**Given instruction:**
Print the lines of the listing below verbatim from its first line through the line bearing "const FS = 17.8;". Any pictures are to be omitted.

**Dataset:**
####
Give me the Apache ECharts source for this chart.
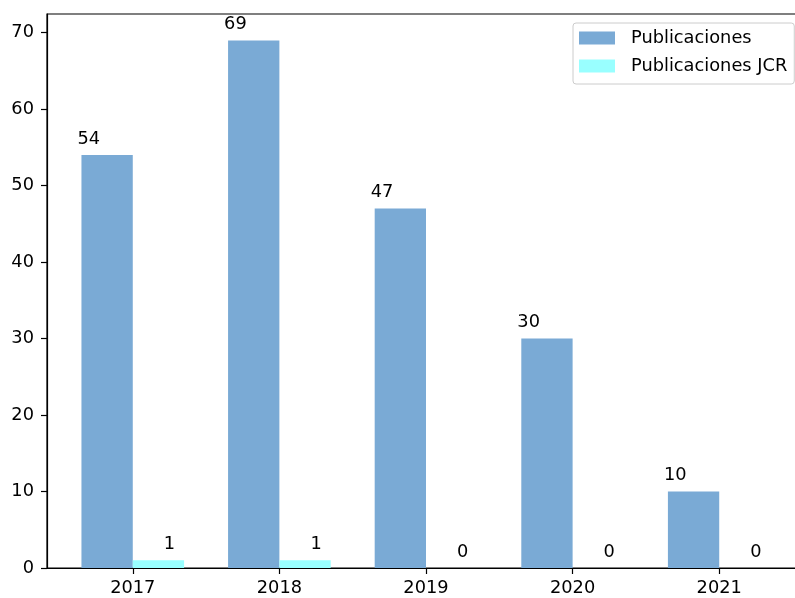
<!DOCTYPE html>
<html>
<head>
<meta charset="utf-8">
<script src="https://cdn.jsdelivr.net/npm/echarts@6/dist/echarts.min.js"></script>
<style>
html,body{margin:0;padding:0;background:#fff;}
#chart{width:795px;height:598px;}
</style>
</head>
<body>
<div id="chart"></div>
<script>
const years = ['2017', '2018', '2019', '2020', '2021'];
const publicaciones = [54, 69, 47, 30, 10];
const publicacionesJCR = [1, 1, 0, 0, 0];
const seriesNames = ['Publicaciones', 'Publicaciones JCR'];

const BAR_W = 0.35;
const X_MIN = -0.585, X_MAX = 4.585;
const Y_MAX = 72.45;
const FONT = 'DejaVu Sans';
const FS = 17.8;

function makeSeries(name, values, side, labelShift, color) {
  return {
    name: name,
    type: 'custom',
    itemStyle: { color: color },
    encode: { x: 0, y: 1 },
    data: values.map((v, i) => [i + side * BAR_W / 2, v]),
    renderItem: function (params, api) {
      const x = api.value(0), y = api.value(1);
      const p0 = api.coord([x - BAR_W / 2, 0]);
      const p1 = api.coord([x + BAR_W / 2, y]);
      const pl = api.coord([x + labelShift, y]);
      return {
        type: 'group',
        children: [
          { type: 'rect',
            shape: { x: p0[0], y: p1[1], width: p1[0] - p0[0], height: p0[1] - p1[1] },
            style: { fill: color } },
          { type: 'text',
            style: { text: String(y), x: pl[0], y: pl[1] - 7, align: 'center', verticalAlign: 'bottom',
                     fontSize: FS, fontFamily: FONT, fill: '#000' } }
        ]
      };
    }
  };
}

const chart = echarts.init(document.getElementById('chart'));
chart.setOption({
  animation: false,
  backgroundColor: '#fff',
  textStyle: { fontFamily: FONT },
  grid: { left: 47, top: 14, width: 758, height: 554, outerBoundsMode: 'none', containLabel: false,
          show: true, borderColor: '#000', borderWidth: 1.2, backgroundColor: 'transparent' },
  legend: {
    orient: 'vertical', left: 573, top: 23,
    data: seriesNames.map(n => ({ name: n, icon: 'rect' })),
    itemWidth: 36, itemHeight: 13, itemGap: 10,
    padding: [6, 7, 9, 6],
    borderColor: '#cccccc', borderWidth: 1, borderRadius: 3,
    backgroundColor: 'rgba(255,255,255,0.8)',
    textStyle: { fontSize: FS, fontFamily: FONT, color: '#000', lineHeight: 17, padding: [0, 0, 0, 11] }
  },
  xAxis: {
    type: 'value', min: X_MIN, max: X_MAX,
    axisLine: { show: true, onZero: false, lineStyle: { color: '#000', width: 1.2 } },
    axisTick: { show: true, length: 6, lineStyle: { color: '#000', width: 1.2 }, customValues: years.map((y, i) => i) },
    axisLabel: { customValues: years.map((y, i) => i), formatter: v => years[Math.round(v)], fontSize: FS, fontFamily: FONT, color: '#000', margin: 11 },
    splitLine: { show: false }
  },
  yAxis: {
    type: 'value', min: 0, max: Y_MAX, interval: 10,
    axisLine: { show: true, onZero: false, lineStyle: { color: '#000', width: 1.2 } },
    axisTick: { show: true, length: 6, lineStyle: { color: '#000', width: 1.2 } },
    axisLabel: { showMaxLabel: false, formatter: v => (v % 10 === 0 ? String(v) : ''), fontSize: FS, fontFamily: FONT, color: '#000', margin: 13 },
    splitLine: { show: false }
  },
  series: [
    makeSeries(seriesNames[0], publicaciones, -1, -0.125, '#7aaad5'),
    makeSeries(seriesNames[1], publicacionesJCR, 1, 0.075, '#99ffff')
  ]
});
</script>
</body>
</html>
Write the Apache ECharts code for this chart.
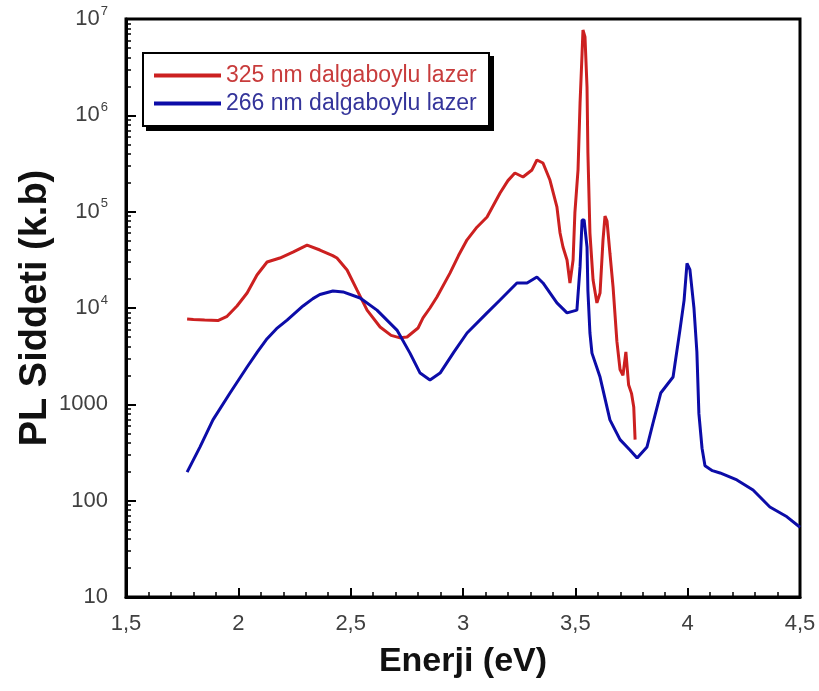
<!DOCTYPE html>
<html>
<head>
<meta charset="utf-8">
<title>PL</title>
<script src="https://cdn.jsdelivr.net/npm/echarts@6/dist/echarts.min.js"></script>
<style>
	html, body {margin: 0; padding: 0; background: #fff;}
	#chart {width: 819px; height: 691px;}
</style>
</head>
<body>
<div id="chart"></div>
<script>
// Enerji (eV) / PL siddeti, okunan degerler
var redName = '325 nm dalgaboylu lazer';
var blueName = '266 nm dalgaboylu lazer';

var redEnergy = [1.772, 1.800, 1.850, 1.909, 1.950, 1.994, 2.039, 2.083, 2.128, 2.185, 2.243, 2.306, 2.363, 2.420, 2.439, 2.484,
	2.528, 2.573, 2.631, 2.680, 2.720, 2.751, 2.800, 2.822, 2.853, 2.884, 2.942, 2.980, 3.018, 3.062, 3.107, 3.165, 3.200,
	3.231, 3.267, 3.307, 3.329, 3.356, 3.387, 3.418, 3.432, 3.445, 3.463, 3.476, 3.490, 3.498, 3.512, 3.521, 3.530, 3.534,
	3.543, 3.552, 3.556, 3.565, 3.579, 3.596, 3.610, 3.623, 3.632, 3.641, 3.654, 3.668, 3.685, 3.699, 3.712, 3.725, 3.730,
	3.737, 3.750, 3.760, 3.766];
var redIntensity = [7700, 7600, 7500, 7400, 8200, 10500, 14300, 22000, 30000, 33000, 38000, 45000, 40000, 35000, 33000, 24800,
	15400, 9500, 6350, 5200, 4900, 5000, 6200, 7900, 10000, 13000, 23000, 35000, 51000, 69000, 88000, 156000, 210000,
	252000, 229000, 271000, 344000, 320000, 213000, 112000, 60000, 43000, 31500, 18200, 31500, 97000, 271000, 1340000, 4400000, 7690000,
	6500000, 1970000, 406000, 60000, 19500, 11300, 14300, 50000, 90000, 80000, 37000, 16500, 4500, 2300, 2000, 3500, 3660,
	1600, 1300, 940, 430];

var blueEnergy = [1.772, 1.829, 1.887, 1.963, 2.039, 2.085, 2.128, 2.170, 2.217, 2.288, 2.332, 2.363, 2.421, 2.466, 2.542, 2.617, 2.706, 2.764, 2.809,
	2.853, 2.898, 2.960, 3.018, 3.107, 3.165, 3.240, 3.285, 3.329, 3.356, 3.418, 3.463, 3.507, 3.521, 3.530, 3.539, 3.552,
	3.556, 3.565, 3.574, 3.610, 3.654, 3.699, 3.743, 3.775, 3.819, 3.850, 3.880, 3.935, 3.966, 3.984, 3.997, 4.010, 4.028,
	4.041, 4.050, 4.064, 4.077, 4.110, 4.144, 4.219, 4.291, 4.366, 4.442, 4.500];
var blueIntensity = [198, 360, 690, 1310, 2440, 3500, 4800, 6100, 7500, 10500, 12500, 13800, 15000, 14700, 12700, 9500, 5900, 3400, 2110,
	1790, 2110, 3500, 5500, 8900, 12100, 18200, 18200, 21000, 18200, 11300, 8900, 9500, 26700, 82000, 82000, 43000,
	15000, 5500, 3400, 1920, 690, 430, 336, 277, 361, 700, 1310, 1920, 6000, 12000, 29000, 25000, 10000,
	3500, 800, 350, 230, 205, 194, 164, 129, 86, 68, 53];

var xTicks = [1.5, 2, 2.5, 3, 3.5, 4, 4.5];
var yTicks = [10, 100, 1000, 1e4, 1e5, 1e6, 1e7];

!function(){
	var dom = document.getElementById("chart");
	var myChart = echarts.init(dom);
	var font = "'Liberation Sans', Arial, sans-serif";

	function pairs(xs, ys) {
		var out = [];
		for (var i = 0; i < xs.length; i++) {
			out.push([xs[i], ys[i]]);
		}
		return out;
	}

	function yLabel(val) {
		var e = Math.round(Math.log(val) / Math.LN10);
		if (e <= 3) return String(Math.round(val));
		return '{b|10}{s|' + e + '}';
	}

	var option = {
		animation: false,
		backgroundColor: '#fff',
		textStyle: {fontFamily: font},
		grid: {
			left: 126,
			top: 19,
			right: 19,
			bottom: 94,
			show: true,
			borderColor: '#000',
			borderWidth: 3
		},
		// lejant kutusu ve golgesi
		graphic: [
			{type: 'rect', z: 10, left: 146, top: 56, shape: {width: 348, height: 75}, style: {fill: '#000'}},
			{type: 'rect', z: 11, left: 142, top: 52, shape: {width: 346, height: 73}, style: {fill: '#fff', stroke: '#000', lineWidth: 2}}
		],
		legend: {
			orient: 'vertical',
			left: 142,
			top: 52,
			z: 20,
			padding: [12, 10, 15, 12],
			icon: 'rect',
			itemWidth: 67,
			itemHeight: 4,
			itemGap: 5,
			selectedMode: false,
			textStyle: {fontSize: 23, fontFamily: font, lineHeight: 22, padding: [0, 0, 0, 0]},
			data: [
				{name: redName, textStyle: {color: '#c83c3c'}},
				{name: blueName, textStyle: {color: '#34349a'}}
			]
		},
		xAxis: {
			type: 'value',
			min: xTicks[0],
			max: xTicks[xTicks.length - 1],
			interval: 0.5,
			name: 'Enerji (eV)',
			nameLocation: 'middle',
			nameGap: 48,
			nameTextStyle: {fontSize: 34, fontWeight: 'bold', color: '#111', fontFamily: font},
			axisLine: {lineStyle: {color: '#000', width: 3}},
			axisTick: {inside: true, length: 9, lineStyle: {color: '#000', width: 2}},
			minorTick: {show: true, splitNumber: 5, length: 5, lineStyle: {color: '#000', width: 1.5}},
			splitLine: {show: false},
			axisLabel: {
				fontSize: 22,
				color: '#404040',
				margin: 16,
				formatter: function (v) { return String(v).replace('.', ','); }
			}
		},
		yAxis: {
			type: 'log',
			logBase: 10,
			min: yTicks[0],
			max: yTicks[yTicks.length - 1],
			name: 'PL Siddeti (k.b)',
			nameLocation: 'middle',
			nameGap: 71,
			nameMoveOverlap: false,
			nameTextStyle: {fontSize: 38, fontWeight: 'bold', color: '#111', fontFamily: font},
			axisLine: {lineStyle: {color: '#000', width: 3}},
			axisTick: {inside: true, length: 10, lineStyle: {color: '#000', width: 2}},
			minorTick: {show: true, splitNumber: 9, length: 5, lineStyle: {color: '#000', width: 1.5}},
			splitLine: {show: false},
			axisLabel: {
				fontSize: 22,
				color: '#404040',
				margin: 18,
				formatter: yLabel,
				rich: {
					b: {fontSize: 22, color: '#404040', fontFamily: font},
					s: {fontSize: 13, color: '#404040', fontFamily: font, padding: [0, 0, 16, 1]}
				}
			}
		},
		series: [
			{
				name: redName,
				type: 'line',
				data: pairs(redEnergy, redIntensity),
				symbol: 'none',
				showSymbol: false,
				color: '#cc2020',
				lineStyle: {width: 3, color: '#cc2020'}
			},
			{
				name: blueName,
				type: 'line',
				data: pairs(blueEnergy, blueIntensity),
				symbol: 'none',
				showSymbol: false,
				color: '#0c0ca8',
				lineStyle: {width: 3, color: '#0c0ca8'}
			}
		]
	};

	myChart.setOption(option, true);
}();
</script>
</body>
</html>
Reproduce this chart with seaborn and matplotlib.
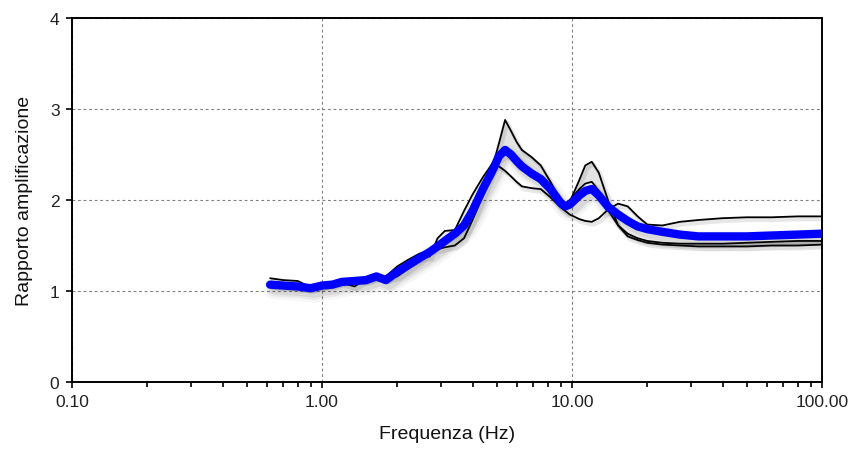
import numpy as np
import pandas as pd
import matplotlib
matplotlib.use("Agg")
import matplotlib.pyplot as plt
import seaborn as sns
import matplotlib.patheffects as pe
from matplotlib.ticker import LogLocator, NullFormatter, FixedLocator, FixedFormatter

# ---------------- data ----------------
freq = [0.62, 0.70, 0.80, 0.90, 1.0, 1.1, 1.2, 1.35, 1.5, 1.65,
        1.8, 2.0, 2.2, 2.45, 2.7, 2.9, 3.1, 3.4, 3.7, 4.0,
        4.4, 4.8, 5.1, 5.4, 5.7, 6.0, 6.3, 6.9, 7.5, 8.2,
        9.0, 9.4, 9.8, 10.7, 11.3, 12.0, 12.8, 14.0, 15.3, 16.7,
        18.3, 20, 23, 27, 32, 40, 50, 63, 80, 100]

curve_a = [1.06, 1.05, 1.04, 1.03, 1.05, 1.08, 1.11, 1.12, 1.11, 1.15,
           1.16, 1.27, 1.34, 1.41, 1.45, 1.50, 1.56, 1.63, 1.72, 1.90,
           2.15, 2.36, 2.62, 2.88, 2.76, 2.64, 2.55, 2.47, 2.38, 2.20,
           2.00, 1.95, 1.98, 2.22, 2.38, 2.42, 2.30, 1.98, 1.72, 1.60,
           1.56, 1.53, 1.51, 1.50, 1.49, 1.49, 1.49, 1.50, 1.50, 1.51]

curve_b = [1.14, 1.12, 1.11, 1.04, 1.06, 1.08, 1.09, 1.05, 1.13, 1.18,
           1.12, 1.21, 1.29, 1.36, 1.38, 1.58, 1.66, 1.67, 1.88, 2.06,
           2.25, 2.40, 2.37, 2.32, 2.26, 2.20, 2.15, 2.13, 2.12, 2.03,
           1.92, 1.88, 1.84, 1.79, 1.77, 1.76, 1.80, 1.90, 1.96, 1.93,
           1.82, 1.73, 1.72, 1.76, 1.78, 1.80, 1.81, 1.81, 1.82, 1.82]

curve_c = [1.07, 1.06, 1.04, 1.02, 1.06, 1.06, 1.10, 1.12, 1.12, 1.15,
           1.13, 1.16, 1.24, 1.33, 1.44, 1.46, 1.48, 1.50, 1.58, 1.78,
           2.05, 2.30, 2.45, 2.50, 2.48, 2.45, 2.40, 2.30, 2.22, 2.12,
           1.99, 1.96, 2.00, 2.12, 2.18, 2.20, 2.10, 1.88, 1.72, 1.63,
           1.58, 1.55, 1.53, 1.52, 1.52, 1.52, 1.53, 1.54, 1.55, 1.55]

mean_curve = [1.07, 1.06, 1.05, 1.03, 1.06, 1.07, 1.10, 1.11, 1.12, 1.16,
              1.12, 1.21, 1.28, 1.36, 1.43, 1.49, 1.55, 1.63, 1.72, 1.88,
              2.12, 2.32, 2.48, 2.55, 2.50, 2.43, 2.37, 2.29, 2.23, 2.12,
              1.97, 1.93, 1.95, 2.05, 2.10, 2.12, 2.05, 1.92, 1.84, 1.77,
              1.71, 1.68, 1.65, 1.62, 1.60, 1.60, 1.60, 1.61, 1.62, 1.63]

x_ticks = [0.1, 1, 10, 100]
x_tick_labels = ["0.10", "1.00", "10.00", "100.00"]
y_ticks = [0, 1, 2, 3, 4]

# ---------------- figure ----------------
sns.set_theme(style="white")
plt.rcParams["font.family"] = ["Liberation Sans", "DejaVu Sans"]

fig = plt.figure(figsize=(8.52, 4.52), dpi=100)
ax = fig.add_axes([72 / 852, 69 / 452, 750 / 852, 364 / 452])

long_df = pd.DataFrame({
    "freq": freq * 3,
    "val": curve_a + curve_b + curve_c,
    "curve": ["A"] * len(freq) + ["B"] * len(freq) + ["C"] * len(freq),
})
mean_df = pd.DataFrame({"freq": freq, "val": mean_curve})

ax.fill_between(freq, np.minimum(curve_a, curve_c), np.maximum(curve_a, curve_c),
                color="#e3e3e3", linewidth=0, zorder=1)

shadow_thin = [pe.SimpleLineShadow(offset=(1.5, -2.0), shadow_color="k", alpha=0.10, linewidth=3),
               pe.Normal()]
sns.lineplot(data=long_df, x="freq", y="val", hue="curve", units="curve",
             estimator=None, sort=False, palette=["black"] * 3, legend=False,
             linewidth=1.3, ax=ax, zorder=3, path_effects=shadow_thin,
             solid_joinstyle="round")

shadow_thick = [pe.SimpleLineShadow(offset=(2.5, -3.5), shadow_color="k", alpha=0.04, linewidth=14),
                pe.SimpleLineShadow(offset=(2.5, -3.5), shadow_color="k", alpha=0.06, linewidth=10),
                pe.SimpleLineShadow(offset=(2.5, -3.5), shadow_color="k", alpha=0.08, linewidth=7),
                pe.Normal()]
sns.lineplot(data=mean_df, x="freq", y="val", estimator=None, sort=False,
             color="#0000ff", linewidth=6, ax=ax, zorder=4,
             path_effects=shadow_thick, solid_capstyle="round",
             solid_joinstyle="round")

ax.set_xscale("log")
ax.set_xlim(0.1, 100)
ax.set_ylim(0, 4)
ax.xaxis.set_major_locator(FixedLocator(x_ticks))
ax.xaxis.set_major_formatter(FixedFormatter(x_tick_labels))
ax.xaxis.set_minor_locator(LogLocator(base=10, subs=np.arange(2, 10)))
ax.xaxis.set_minor_formatter(NullFormatter())
ax.set_yticks(y_ticks)

ax.grid(True, which="major", axis="both", color="#808080",
        linestyle=(0, (2.5, 2.5)), linewidth=0.8, zorder=0)
ax.set_axisbelow(True)

for s in ax.spines.values():
    s.set_visible(True)
    s.set_color("black")
    s.set_linewidth(1.4)

ax.tick_params(axis="both", which="major", direction="out", length=4, width=1.2,
               color="black", labelsize=12.5, labelcolor="#222222", pad=5,
               bottom=True, left=True)
ax.tick_params(axis="x", which="minor", direction="out", length=3.5, width=1.2,
               color="black", bottom=True)

ax.set_xlabel("Frequenza (Hz)", fontsize=14, color="#111111", labelpad=11)
ax.set_ylabel("Rapporto amplificazione", fontsize=14, color="#111111", labelpad=12)

fig.savefig("out.png", dpi=100)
####
**Task solution:**
Give me the Apache ECharts source for this chart.
<!DOCTYPE html>
<html>
<head>
<meta charset="utf-8">
<script src="https://cdn.jsdelivr.net/npm/echarts@6/dist/echarts.min.js"></script>
<style>
html,body{margin:0;padding:0;background:#fff;}
#chart{width:795px;height:598px;}
</style>
</head>
<body>
<div id="chart"></div>
<script>
const years = ['2017', '2018', '2019', '2020', '2021'];
const publicaciones = [54, 69, 47, 30, 10];
const publicacionesJCR = [1, 1, 0, 0, 0];
const seriesNames = ['Publicaciones', 'Publicaciones JCR'];

const BAR_W = 0.35;
const X_MIN = -0.585, X_MAX = 4.585;
const Y_MAX = 72.45;
const FONT = 'DejaVu Sans';
const FS = 17.8;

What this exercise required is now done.